Thursday, July 7, 2016

Whose War?

John Reed wrote this emotional appeal to his country as the United States plunged into World War I (The Mass, April, 1917, redacted). I offer it here in the light of the Chilcot Report to demonstrate that lies have been used before to justify war. 

I know what war means. I have been with the armies of all the belligerents except one, and I have seen men die, and go mad, and lie in hospitals suffering hell; but there is a worse thing than that. War means an ugly mob-madness, crucifying the truth-tellers, choking the artists, side-tracking reforms, revolutions and the working of social forces.

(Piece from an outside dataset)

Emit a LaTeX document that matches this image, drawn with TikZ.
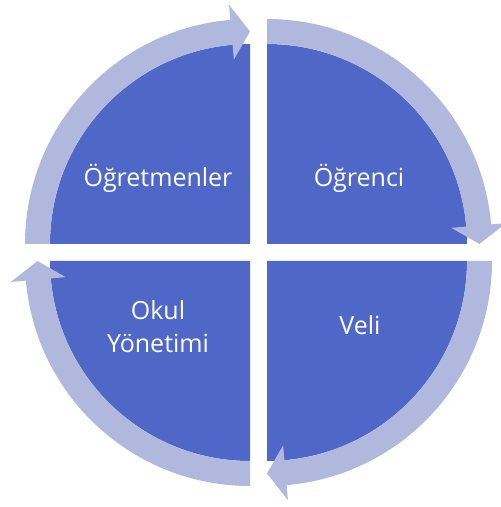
\documentclass[tikz,border=0pt]{standalone}
\usepackage{fontspec}
\setmainfont{Open Sans}
\definecolor{piefill}{RGB}{79,104,199}
\definecolor{ringfill}{RGB}{177,184,222}
\newcommand{\ringarr}[2]{%
  \begin{scope}[shift={#1}]
    \pgfmathsetmacro\ea{#2-90}\pgfmathsetmacro\eb{#2-85}
    \fill[ringarrow] (#2:225) arc[start angle=#2,end angle=\eb,radius=225]
      -- (\eb:240) -- (\ea:212.5) -- (\eb:185) -- (\eb:200)
      arc[start angle=\eb,end angle=#2,radius=200] -- cycle;
  \end{scope}}
\begin{document}
\begin{tikzpicture}[x=1pt,y=1pt,
  slice/.style={fill=piefill},
  ringarrow/.style={fill=ringfill},
  lbl/.style={text=white,font=\fontsize{25}{33}\selectfont,anchor=base,align=center,inner sep=0pt}]
\useasboundingbox (0,0) rectangle (501,507);
\coordinate (C1) at (250,263);
\coordinate (C2) at (267,263);
\coordinate (C3) at (267,246);
\coordinate (C4) at (250,246);
% pie slices
\fill[slice] (C1) -- ++(180:200) arc[start angle=180,end angle=90,radius=200] -- cycle;
\fill[slice] (C2) -- ++(90:200) arc[start angle=90,end angle=0,radius=200] -- cycle;
\fill[slice] (C3) -- ++(0:200) arc[start angle=0,end angle=-90,radius=200] -- cycle;
\fill[slice] (C4) -- ++(270:200) arc[start angle=270,end angle=180,radius=200] -- cycle;
% ring arrows
\ringarr{(C1)}{180}
\ringarr{(C2)}{90}
\ringarr{(C3)}{0}
\ringarr{(C4)}{270}
% labels
\node[lbl] (ogretmenler) at (158,320.3) {Öğretmenler};
\node[lbl] (ogrenci) at (359,320.3) {Öğrenci};
\node[lbl] (veli) at (360,172) {Veli};
\node[lbl] (okul) at (158,154) {Okul\\Yönetimi};
\end{tikzpicture}
\end{document}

Already in America those citizens who oppose the entrance of their country into the European melee are called "traitors," and those who protest against the curtailing of our meager rights of free speech are spoken of as "dangerous lunatics." We have had a forecast of the censorship – when the naval authorities in charge of the Sayville wireless cut off American news from Germany, and only the wildest fictions reached Berlin via London, creating a perilous situation… The press is howling for war. Lawyers, politicians, stock brokers, social leaders are all howling for war. Roosevelt is again recruiting his thrice-thwarted family regiment.

Whose war is this? Not mine. I know that hundreds of thousands of American workingmen employed by our great financial "patriots" are not paid a living wage. I have seen poor men sent to jail for long terms without trial, and even without any charge. Peaceful strikers, and their wives and children, have been shot to death, burned to death, by private detectives and militiamen. The rich have steadily become richer, and the cost of living higher, and the workers proportionally poorer. These toilers don't want war - not even civil war. But the speculators, the employers, the plutocracy – they want it, just as they did in Germany and England; and with lies and sophistries they will whip up our blood until we are savage – and then we'll fight and die for them.

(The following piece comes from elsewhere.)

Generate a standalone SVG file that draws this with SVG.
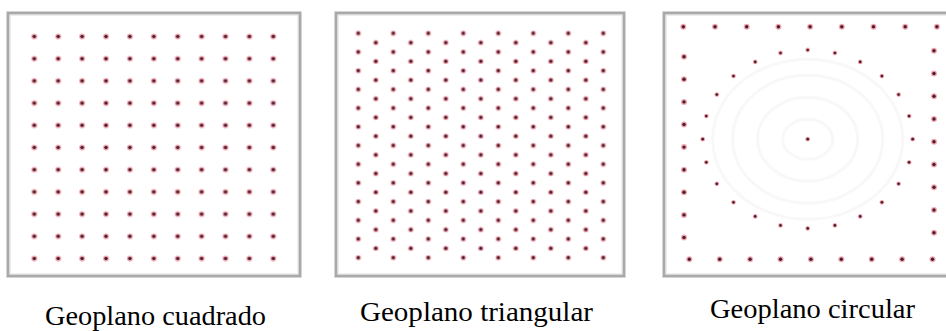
<svg xmlns="http://www.w3.org/2000/svg" width="946" height="331" viewBox="0 0 946 331">
  <style>
    .frame { fill: #ffffff; stroke: #a9a9a9; stroke-width: 3; }
    .inner { fill: none; stroke: #dcdcdc; stroke-width: 1; }
    .halo { fill: #f2a9b2; }
    .core { fill: #4e1c2c; }
    .ring { fill: none; stroke: #f8f8f8; stroke-width: 3; }
    .label { font-family: "Liberation Serif", "Times New Roman", serif; font-size: 28px; fill: #000000; }
  </style>
  <defs>
    <g id="dot">
      <circle class="halo" r="3"/>
      <circle class="core" r="1.7"/>
    </g>
    <g id="sdot">
      <circle class="halo" r="2.4"/>
      <circle class="core" r="1.35"/>
    </g>
    <pattern id="sq" patternUnits="userSpaceOnUse" x="22.35" y="25.4" width="23.9" height="22.2">
      <circle class="halo" cx="11.95" cy="11.1" r="3"/>
      <circle class="core" cx="11.95" cy="11.1" r="1.7"/>
    </pattern>
    <pattern id="tri" patternUnits="userSpaceOnUse" x="349.55" y="28.6" width="35" height="18.7">
      <circle class="halo" cx="8.75" cy="4.675" r="2.8"/>
      <circle class="core" cx="8.75" cy="4.675" r="1.6"/>
      <circle class="halo" cx="26.25" cy="14.025" r="2.8"/>
      <circle class="core" cx="26.25" cy="14.025" r="1.6"/>
    </pattern>
  </defs>

  <rect width="946" height="331" fill="#ffffff"/>

  <g id="geoplano-cuadrado">
    <rect class="frame" x="8" y="13" width="292" height="263"/>
    <rect class="inner" x="10" y="15" width="288" height="259"/>
    <rect x="22.35" y="25.4" width="262.9" height="244.2" fill="url(#sq)"/>
    <text class="label" x="45" y="325" textLength="221" lengthAdjust="spacingAndGlyphs">Geoplano cuadrado</text>
  </g>

  <g id="geoplano-triangular">
    <rect class="frame" x="336" y="13" width="288" height="263"/>
    <rect class="inner" x="338" y="15" width="284" height="259"/>
    <rect x="349.55" y="28.6" width="262.5" height="233.75" fill="url(#tri)"/>
    <text class="label" x="360" y="321" textLength="233" lengthAdjust="spacingAndGlyphs">Geoplano triangular</text>
  </g>

  <g id="geoplano-circular">
    <rect class="frame" x="664" y="13" width="290" height="263"/>
    <rect class="inner" x="666" y="15" width="290" height="259"/>
    <g id="rings">
      <ellipse class="ring" cx="807.7" cy="139.2" rx="25" ry="20"/>
      <ellipse class="ring" cx="807.7" cy="139.2" rx="50" ry="42"/>
      <ellipse class="ring" cx="807.7" cy="139.2" rx="75" ry="64"/>
      <ellipse class="ring" cx="807.7" cy="139.2" rx="95" ry="80"/>
    </g>
    <g id="border-pins">
      <use href="#dot" x="683.3" y="26.7"/>
      <use href="#dot" x="715" y="26.7"/>
      <use href="#dot" x="746.7" y="26.7"/>
      <use href="#dot" x="778.4" y="26.7"/>
      <use href="#dot" x="810.1" y="26.7"/>
      <use href="#dot" x="841.8" y="26.7"/>
      <use href="#dot" x="873.5" y="26.7"/>
      <use href="#dot" x="905.2" y="26.7"/>
      <use href="#dot" x="936.9" y="26.7"/>
      <use href="#dot" x="689.3" y="259.3"/>
      <use href="#dot" x="719.7" y="259.3"/>
      <use href="#dot" x="750.1" y="259.3"/>
      <use href="#dot" x="780.5" y="259.3"/>
      <use href="#dot" x="810.9" y="259.3"/>
      <use href="#dot" x="841.3" y="259.3"/>
      <use href="#dot" x="871.7" y="259.3"/>
      <use href="#dot" x="902.1" y="259.3"/>
      <use href="#dot" x="932.5" y="259.3"/>
      <use href="#dot" x="684" y="56.7"/>
      <use href="#dot" x="684" y="79.3"/>
      <use href="#dot" x="684" y="101.9"/>
      <use href="#dot" x="684" y="124.5"/>
      <use href="#dot" x="684" y="147.1"/>
      <use href="#dot" x="684" y="169.7"/>
      <use href="#dot" x="684" y="192.3"/>
      <use href="#dot" x="684" y="214.9"/>
      <use href="#dot" x="684" y="237.5"/>
      <use href="#dot" x="934" y="50.7"/>
      <use href="#dot" x="934" y="73.5"/>
      <use href="#dot" x="934" y="96.2"/>
      <use href="#dot" x="934" y="119"/>
      <use href="#dot" x="934" y="141.7"/>
      <use href="#dot" x="934" y="164.5"/>
      <use href="#dot" x="934" y="187.2"/>
      <use href="#dot" x="934" y="210"/>
      <use href="#dot" x="934" y="232.7"/>
    </g>
    <g id="circle-pins">
      <use href="#sdot" x="807.7" y="50"/>
      <use href="#sdot" x="834.9" y="53"/>
      <use href="#sdot" x="860.2" y="61.95"/>
      <use href="#sdot" x="881.9" y="76.1"/>
      <use href="#sdot" x="898.6" y="94.6"/>
      <use href="#sdot" x="909.1" y="116.1"/>
      <use href="#sdot" x="912.7" y="139.2"/>
      <use href="#sdot" x="909.1" y="162.3"/>
      <use href="#sdot" x="898.6" y="183.8"/>
      <use href="#sdot" x="881.9" y="202.3"/>
      <use href="#sdot" x="860.2" y="216.45"/>
      <use href="#sdot" x="834.9" y="225.4"/>
      <use href="#sdot" x="807.7" y="228.4"/>
      <use href="#sdot" x="780.5" y="225.4"/>
      <use href="#sdot" x="755.2" y="216.45"/>
      <use href="#sdot" x="733.5" y="202.3"/>
      <use href="#sdot" x="716.8" y="183.8"/>
      <use href="#sdot" x="706.3" y="162.3"/>
      <use href="#sdot" x="702.7" y="139.2"/>
      <use href="#sdot" x="706.3" y="116.1"/>
      <use href="#sdot" x="716.8" y="94.6"/>
      <use href="#sdot" x="733.5" y="76.1"/>
      <use href="#sdot" x="755.2" y="61.95"/>
      <use href="#sdot" x="780.5" y="53"/>
      <use href="#sdot" x="807.7" y="139.2"/>
    </g>
    <text class="label" x="710" y="318" textLength="205" lengthAdjust="spacingAndGlyphs">Geoplano circular</text>
  </g>
</svg>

We are simple folk. Prussian militarism seemed to us insufferable; we thought the invasion of Belgium a crime; German atrocities horrified us, and also the idea of German submarines exploding ships full of peaceful people without warning. But then we began to hear about England and France jailing, fining, exiling and even shooting men who refused to go out and kill; the Allied armies invaded and seized a part of neutral Greece, and a French admiral forced upon her an ultimatum as shameful as Austria’s to Serbia; Russian atrocities were shown to be more dreadful than German; and hidden mines sown by England in the open sea exploded ships full of peaceful people without warning.

Other things disturbed us. For instance, why was it a violation of international law for the Germans to establish a “war zone” around the British Isles, and perfectly legal for England to close the North Sea? Why is it we submitted to the British order forbidding the shipment of non-contraband to Germany, and insisted upon our right to ship contraband to the Allies? If our “national honor” was smirched by Germany’s refusal to allow war-materials to be shipped to the Allies, what happened to our national honor when England refused to let us ship non-contraband food and even Red Cross hospital supplies to Germany? Why is England allowed to attempt the avowed starvation of German civilians, in violation of international law, when the Germans cannot attempt the same thing without our horrified protest? How is it that the British can arbitrarily regulate our commerce with neutral nations, while we raise a howl whenever the Germans “threaten to restrict our merchant ships going about their business?” Why does our Government insist that Americans should not be molested while travelling on Allied ships armed against submarines?


We have shipped and are shipping vast quantities of war-materials to the Allies, we have floated the Allied loans. We have been strictly neutral to the Teutonic powers only. Hence the inevitable desperation of the last German note. Hence this war we are on the brink of.